In Potsdam, Volkswagen designers and digitalization experts are working together on the car of the future.
People visiting the Volkswagen Group Future Center Europe will not find themselves in a typical corporate office. The glass walls are covered in colorful Post-Its; between them you can see computer displays with detailed sections of cars with seats and steering wheels. Simulators equipped with virtual reality headsets have been set up in a large hall. The atmosphere is that of a startup. Using unconventional methods, people from different disciplines address the question: What will the automobile of the future be like? “Digitalization affects both society and Volkswagen, and thus our design strategy as well,” says Peter Wouda, Director of Vehicle Design at the Volkswagen Group Future Center Europe.
How does digitalization affect automobiles and their use? Which features and functions will be important in the future? How will they be used? These are the questions the ambitious, diverse young team is tackling. Many of the staff here have training not only in technical areas, but also in artistic or creative design. The modern, minimalist building on the banks of the Tiefer See lake in Potsdam was extended and converted into one of three Volkswagen Group Future Centers in 2016, the others being near San Francisco and in Beijing. The mix of disciplines and cultures will help to broaden perspectives and find new approaches. After all, the challenges at hand are great.
Fully automated driving will certainly fundamentally change what users expect from their vehicles, both in how they are used and which functions they will have. “When passengers no longer have to concentrate on driving, a totally new experience is possible,” says Peter Wouda. “We must ask ourselves how we will deal with time and space in the context of individual mobility. In doing so, we can move into and shape new fields.” Hanging on a wall in the Future Center are ideas and designs for such concepts. Among other things, there is a car without a steering wheel and foot pedals.

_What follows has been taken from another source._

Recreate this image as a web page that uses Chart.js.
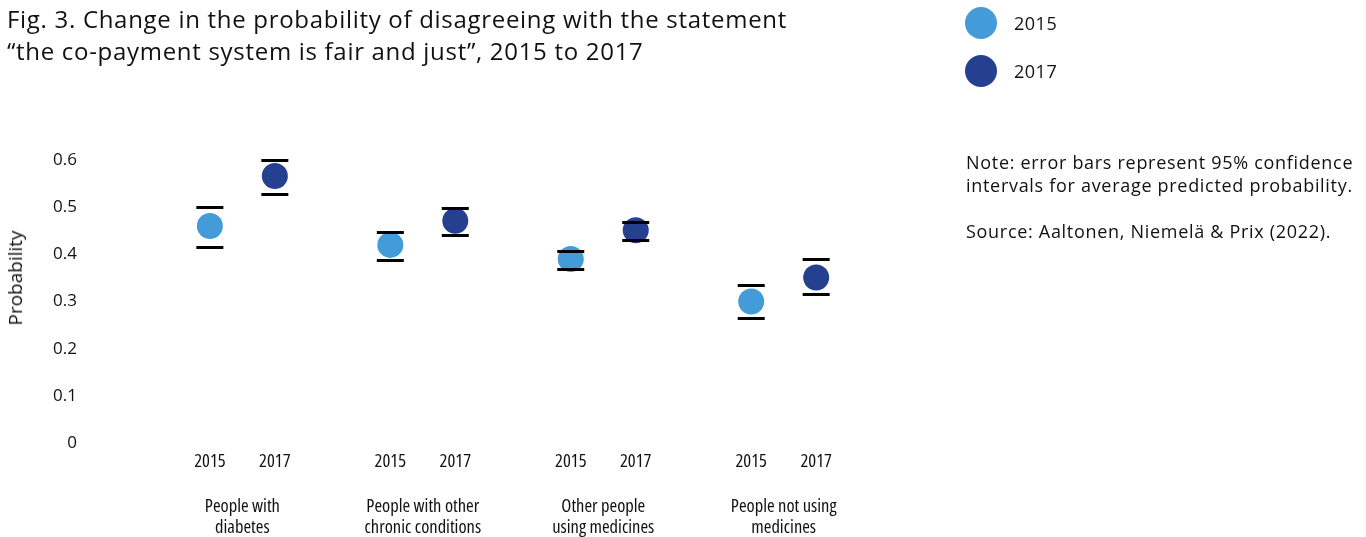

When the focus is no longer on driving itself, the vehicle of the future will change fundamentally in terms of interface design, operating logic, interior concept, and infotainment. When developing new concepts, the Future Center always focuses on the passenger experience. Volkswagen is focusing on a systematic interconnection of vehicle design and UX design (user experience).
The experts of the Future Center have to predict the future a little. To facilitate this, so-called “seat boxes” are situated between the offices. Car seats and a steering wheel are simulated, while mounted screens and sensors allow the staff to try out new developments immediately. “We want to be able to directly experience all of our ideas”, says Wouda. Inside one car simulator made of wood, felt and plastic, an interface can be operated by eye movement. In a different open simulator, an employee with a virtual-reality headset can view various car interiors at the press of a button. Designers from various company locations can thus evaluate and create designs together.
The Future Center is all about sharing knowledge and designs from the early stages on and working together, even across brand and department lines. By the way, there aren’t any executive offices in Potsdam anymore: they have long since become meeting rooms and working spaces where the Volkswagen Group is working on the future of individual mobility.